Exercise >> Leave out the pictures and set down exactly the lines from the start of the listing through the one with "3.3, 2.01, 0.39];", both included.

Supplied data >>
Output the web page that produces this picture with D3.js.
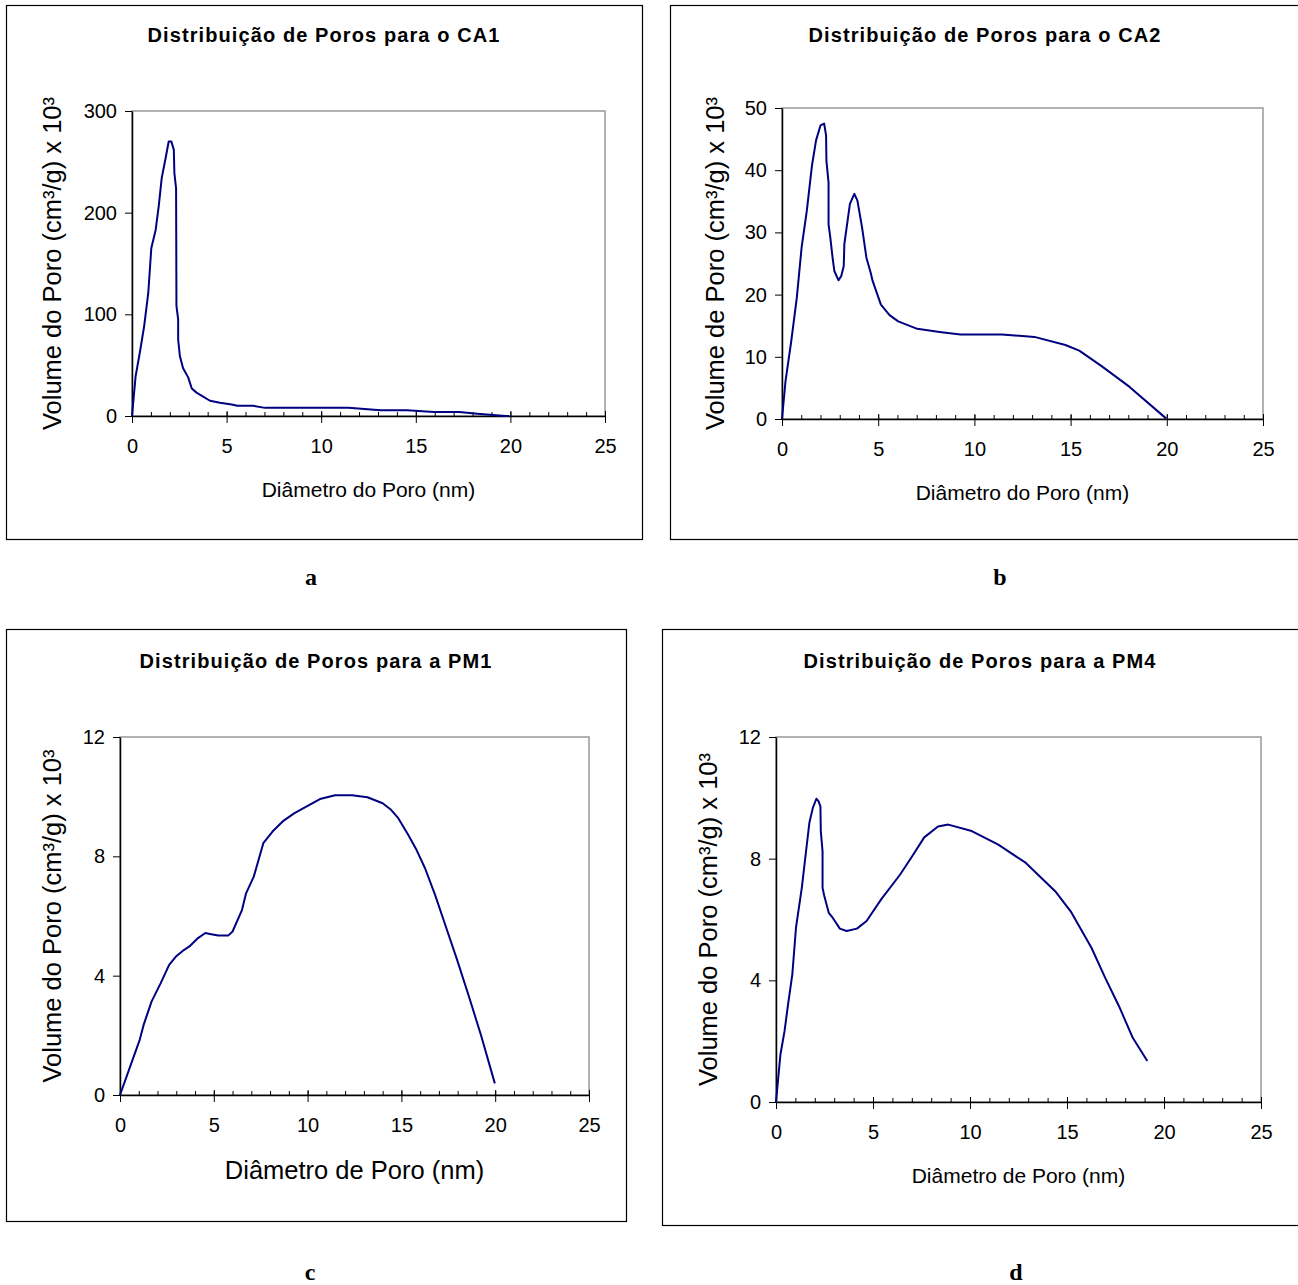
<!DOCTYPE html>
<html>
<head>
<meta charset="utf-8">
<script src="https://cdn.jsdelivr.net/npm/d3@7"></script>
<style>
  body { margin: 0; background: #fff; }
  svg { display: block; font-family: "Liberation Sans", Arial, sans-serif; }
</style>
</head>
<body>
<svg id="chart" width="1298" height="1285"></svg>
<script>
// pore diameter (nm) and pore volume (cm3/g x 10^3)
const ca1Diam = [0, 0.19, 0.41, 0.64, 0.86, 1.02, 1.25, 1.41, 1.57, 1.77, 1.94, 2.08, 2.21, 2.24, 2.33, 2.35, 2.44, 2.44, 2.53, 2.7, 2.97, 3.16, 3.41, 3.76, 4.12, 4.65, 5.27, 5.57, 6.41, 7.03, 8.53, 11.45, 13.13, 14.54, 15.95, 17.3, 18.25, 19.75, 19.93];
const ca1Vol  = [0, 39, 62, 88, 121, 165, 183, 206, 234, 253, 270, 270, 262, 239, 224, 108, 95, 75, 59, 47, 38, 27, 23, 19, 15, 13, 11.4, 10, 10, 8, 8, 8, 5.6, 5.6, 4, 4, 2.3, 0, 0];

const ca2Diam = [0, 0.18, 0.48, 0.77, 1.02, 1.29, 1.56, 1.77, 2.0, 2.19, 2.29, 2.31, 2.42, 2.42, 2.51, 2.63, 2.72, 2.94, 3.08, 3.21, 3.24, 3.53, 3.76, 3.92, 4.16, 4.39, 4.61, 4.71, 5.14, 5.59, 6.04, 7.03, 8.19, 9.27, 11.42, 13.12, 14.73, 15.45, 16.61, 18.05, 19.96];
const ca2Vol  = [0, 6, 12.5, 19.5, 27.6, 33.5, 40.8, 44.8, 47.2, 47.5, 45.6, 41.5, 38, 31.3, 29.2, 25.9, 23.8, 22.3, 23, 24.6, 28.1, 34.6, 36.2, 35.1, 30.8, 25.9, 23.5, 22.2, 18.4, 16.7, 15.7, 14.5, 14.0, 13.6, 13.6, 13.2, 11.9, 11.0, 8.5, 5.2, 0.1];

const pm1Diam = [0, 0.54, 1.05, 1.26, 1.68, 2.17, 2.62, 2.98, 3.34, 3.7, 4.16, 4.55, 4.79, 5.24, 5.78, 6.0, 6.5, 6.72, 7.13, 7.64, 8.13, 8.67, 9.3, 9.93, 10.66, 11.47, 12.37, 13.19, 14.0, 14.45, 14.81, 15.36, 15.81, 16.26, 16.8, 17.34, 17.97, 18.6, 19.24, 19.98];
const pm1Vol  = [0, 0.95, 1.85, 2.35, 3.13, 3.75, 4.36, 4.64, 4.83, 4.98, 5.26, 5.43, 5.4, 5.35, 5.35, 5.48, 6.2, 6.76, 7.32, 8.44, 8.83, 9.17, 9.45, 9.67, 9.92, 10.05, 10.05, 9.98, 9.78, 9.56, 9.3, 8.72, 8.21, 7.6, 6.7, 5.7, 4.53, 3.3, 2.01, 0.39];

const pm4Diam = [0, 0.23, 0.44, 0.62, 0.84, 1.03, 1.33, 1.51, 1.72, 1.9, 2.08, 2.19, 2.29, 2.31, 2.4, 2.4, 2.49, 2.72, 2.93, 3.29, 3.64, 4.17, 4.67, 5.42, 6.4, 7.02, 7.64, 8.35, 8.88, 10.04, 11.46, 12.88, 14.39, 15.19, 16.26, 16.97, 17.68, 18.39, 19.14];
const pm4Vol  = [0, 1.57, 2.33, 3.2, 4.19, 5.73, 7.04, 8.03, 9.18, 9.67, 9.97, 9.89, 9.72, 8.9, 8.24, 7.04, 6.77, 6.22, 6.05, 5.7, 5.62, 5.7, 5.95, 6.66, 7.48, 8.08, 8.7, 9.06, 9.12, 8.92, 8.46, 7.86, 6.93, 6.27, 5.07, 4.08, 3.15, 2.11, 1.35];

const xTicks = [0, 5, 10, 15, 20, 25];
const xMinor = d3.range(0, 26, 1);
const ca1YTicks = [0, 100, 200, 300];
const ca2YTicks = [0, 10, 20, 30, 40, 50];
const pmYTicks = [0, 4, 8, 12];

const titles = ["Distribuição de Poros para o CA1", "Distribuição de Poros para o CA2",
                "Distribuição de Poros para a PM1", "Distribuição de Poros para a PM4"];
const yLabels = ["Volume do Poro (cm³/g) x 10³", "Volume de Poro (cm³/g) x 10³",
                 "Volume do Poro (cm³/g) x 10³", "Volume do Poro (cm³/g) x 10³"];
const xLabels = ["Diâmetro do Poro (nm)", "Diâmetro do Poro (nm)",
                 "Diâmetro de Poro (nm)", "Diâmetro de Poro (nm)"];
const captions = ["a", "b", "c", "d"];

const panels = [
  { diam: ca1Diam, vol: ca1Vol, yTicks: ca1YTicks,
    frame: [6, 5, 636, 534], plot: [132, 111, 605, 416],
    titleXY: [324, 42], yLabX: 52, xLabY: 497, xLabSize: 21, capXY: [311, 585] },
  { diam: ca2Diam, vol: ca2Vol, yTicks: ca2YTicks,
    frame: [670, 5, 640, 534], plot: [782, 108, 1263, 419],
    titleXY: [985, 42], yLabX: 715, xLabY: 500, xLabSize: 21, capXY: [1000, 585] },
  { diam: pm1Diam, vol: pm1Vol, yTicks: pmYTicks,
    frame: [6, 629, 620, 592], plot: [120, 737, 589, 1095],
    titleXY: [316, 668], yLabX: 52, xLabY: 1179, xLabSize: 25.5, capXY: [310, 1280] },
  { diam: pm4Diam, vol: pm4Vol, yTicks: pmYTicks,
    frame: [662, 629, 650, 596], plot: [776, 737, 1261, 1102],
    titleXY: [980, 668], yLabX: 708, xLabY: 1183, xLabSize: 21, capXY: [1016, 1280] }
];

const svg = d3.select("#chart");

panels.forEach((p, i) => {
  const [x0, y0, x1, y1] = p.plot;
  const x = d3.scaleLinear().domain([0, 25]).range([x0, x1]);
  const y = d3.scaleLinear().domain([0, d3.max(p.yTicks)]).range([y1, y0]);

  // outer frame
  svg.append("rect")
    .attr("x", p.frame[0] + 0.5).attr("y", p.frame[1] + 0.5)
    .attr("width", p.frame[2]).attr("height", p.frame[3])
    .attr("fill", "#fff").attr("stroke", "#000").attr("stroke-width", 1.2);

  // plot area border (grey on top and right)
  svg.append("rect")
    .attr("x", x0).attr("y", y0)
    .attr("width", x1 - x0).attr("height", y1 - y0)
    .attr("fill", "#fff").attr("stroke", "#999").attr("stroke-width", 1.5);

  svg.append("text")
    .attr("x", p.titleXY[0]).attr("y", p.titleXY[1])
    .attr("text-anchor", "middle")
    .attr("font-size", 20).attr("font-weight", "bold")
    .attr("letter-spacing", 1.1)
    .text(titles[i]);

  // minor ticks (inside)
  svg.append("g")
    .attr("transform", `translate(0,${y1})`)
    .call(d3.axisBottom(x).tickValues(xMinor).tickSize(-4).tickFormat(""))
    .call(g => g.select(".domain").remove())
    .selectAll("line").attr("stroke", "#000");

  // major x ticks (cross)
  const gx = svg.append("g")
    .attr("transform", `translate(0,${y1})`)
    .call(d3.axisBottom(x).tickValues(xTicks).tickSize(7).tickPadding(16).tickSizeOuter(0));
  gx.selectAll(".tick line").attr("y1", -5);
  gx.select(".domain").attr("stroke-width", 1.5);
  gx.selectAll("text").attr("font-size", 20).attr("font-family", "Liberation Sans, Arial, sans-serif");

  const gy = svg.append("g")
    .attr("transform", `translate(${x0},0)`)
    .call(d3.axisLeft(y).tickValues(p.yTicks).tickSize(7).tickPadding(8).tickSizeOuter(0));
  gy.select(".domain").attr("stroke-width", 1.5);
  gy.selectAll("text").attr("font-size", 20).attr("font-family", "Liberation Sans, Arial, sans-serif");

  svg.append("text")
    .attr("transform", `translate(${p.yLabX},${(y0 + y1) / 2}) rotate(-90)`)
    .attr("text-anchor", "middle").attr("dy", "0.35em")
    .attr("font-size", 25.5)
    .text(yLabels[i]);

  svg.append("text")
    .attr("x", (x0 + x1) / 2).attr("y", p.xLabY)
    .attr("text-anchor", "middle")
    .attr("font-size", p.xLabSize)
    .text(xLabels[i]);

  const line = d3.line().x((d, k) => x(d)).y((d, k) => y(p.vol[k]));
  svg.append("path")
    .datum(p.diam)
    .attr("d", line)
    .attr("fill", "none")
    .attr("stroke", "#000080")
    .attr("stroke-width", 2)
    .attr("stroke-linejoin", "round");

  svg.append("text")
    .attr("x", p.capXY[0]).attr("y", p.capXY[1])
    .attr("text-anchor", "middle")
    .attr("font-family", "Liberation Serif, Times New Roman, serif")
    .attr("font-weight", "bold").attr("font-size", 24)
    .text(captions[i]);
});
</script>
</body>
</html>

Solved problem >>
Output the web page that produces this picture with D3.js.
<!DOCTYPE html>
<html>
<head>
<meta charset="utf-8">
<script src="https://cdn.jsdelivr.net/npm/d3@7"></script>
<style>
  body { margin: 0; background: #fff; }
  svg { display: block; font-family: "Liberation Sans", Arial, sans-serif; }
</style>
</head>
<body>
<svg id="chart" width="1298" height="1285"></svg>
<script>
// pore diameter (nm) and pore volume (cm3/g x 10^3)
const ca1Diam = [0, 0.19, 0.41, 0.64, 0.86, 1.02, 1.25, 1.41, 1.57, 1.77, 1.94, 2.08, 2.21, 2.24, 2.33, 2.35, 2.44, 2.44, 2.53, 2.7, 2.97, 3.16, 3.41, 3.76, 4.12, 4.65, 5.27, 5.57, 6.41, 7.03, 8.53, 11.45, 13.13, 14.54, 15.95, 17.3, 18.25, 19.75, 19.93];
const ca1Vol  = [0, 39, 62, 88, 121, 165, 183, 206, 234, 253, 270, 270, 262, 239, 224, 108, 95, 75, 59, 47, 38, 27, 23, 19, 15, 13, 11.4, 10, 10, 8, 8, 8, 5.6, 5.6, 4, 4, 2.3, 0, 0];

const ca2Diam = [0, 0.18, 0.48, 0.77, 1.02, 1.29, 1.56, 1.77, 2.0, 2.19, 2.29, 2.31, 2.42, 2.42, 2.51, 2.63, 2.72, 2.94, 3.08, 3.21, 3.24, 3.53, 3.76, 3.92, 4.16, 4.39, 4.61, 4.71, 5.14, 5.59, 6.04, 7.03, 8.19, 9.27, 11.42, 13.12, 14.73, 15.45, 16.61, 18.05, 19.96];
const ca2Vol  = [0, 6, 12.5, 19.5, 27.6, 33.5, 40.8, 44.8, 47.2, 47.5, 45.6, 41.5, 38, 31.3, 29.2, 25.9, 23.8, 22.3, 23, 24.6, 28.1, 34.6, 36.2, 35.1, 30.8, 25.9, 23.5, 22.2, 18.4, 16.7, 15.7, 14.5, 14.0, 13.6, 13.6, 13.2, 11.9, 11.0, 8.5, 5.2, 0.1];

const pm1Diam = [0, 0.54, 1.05, 1.26, 1.68, 2.17, 2.62, 2.98, 3.34, 3.7, 4.16, 4.55, 4.79, 5.24, 5.78, 6.0, 6.5, 6.72, 7.13, 7.64, 8.13, 8.67, 9.3, 9.93, 10.66, 11.47, 12.37, 13.19, 14.0, 14.45, 14.81, 15.36, 15.81, 16.26, 16.8, 17.34, 17.97, 18.6, 19.24, 19.98];
const pm1Vol  = [0, 0.95, 1.85, 2.35, 3.13, 3.75, 4.36, 4.64, 4.83, 4.98, 5.26, 5.43, 5.4, 5.35, 5.35, 5.48, 6.2, 6.76, 7.32, 8.44, 8.83, 9.17, 9.45, 9.67, 9.92, 10.05, 10.05, 9.98, 9.78, 9.56, 9.3, 8.72, 8.21, 7.6, 6.7, 5.7, 4.53, 3.3, 2.01, 0.39];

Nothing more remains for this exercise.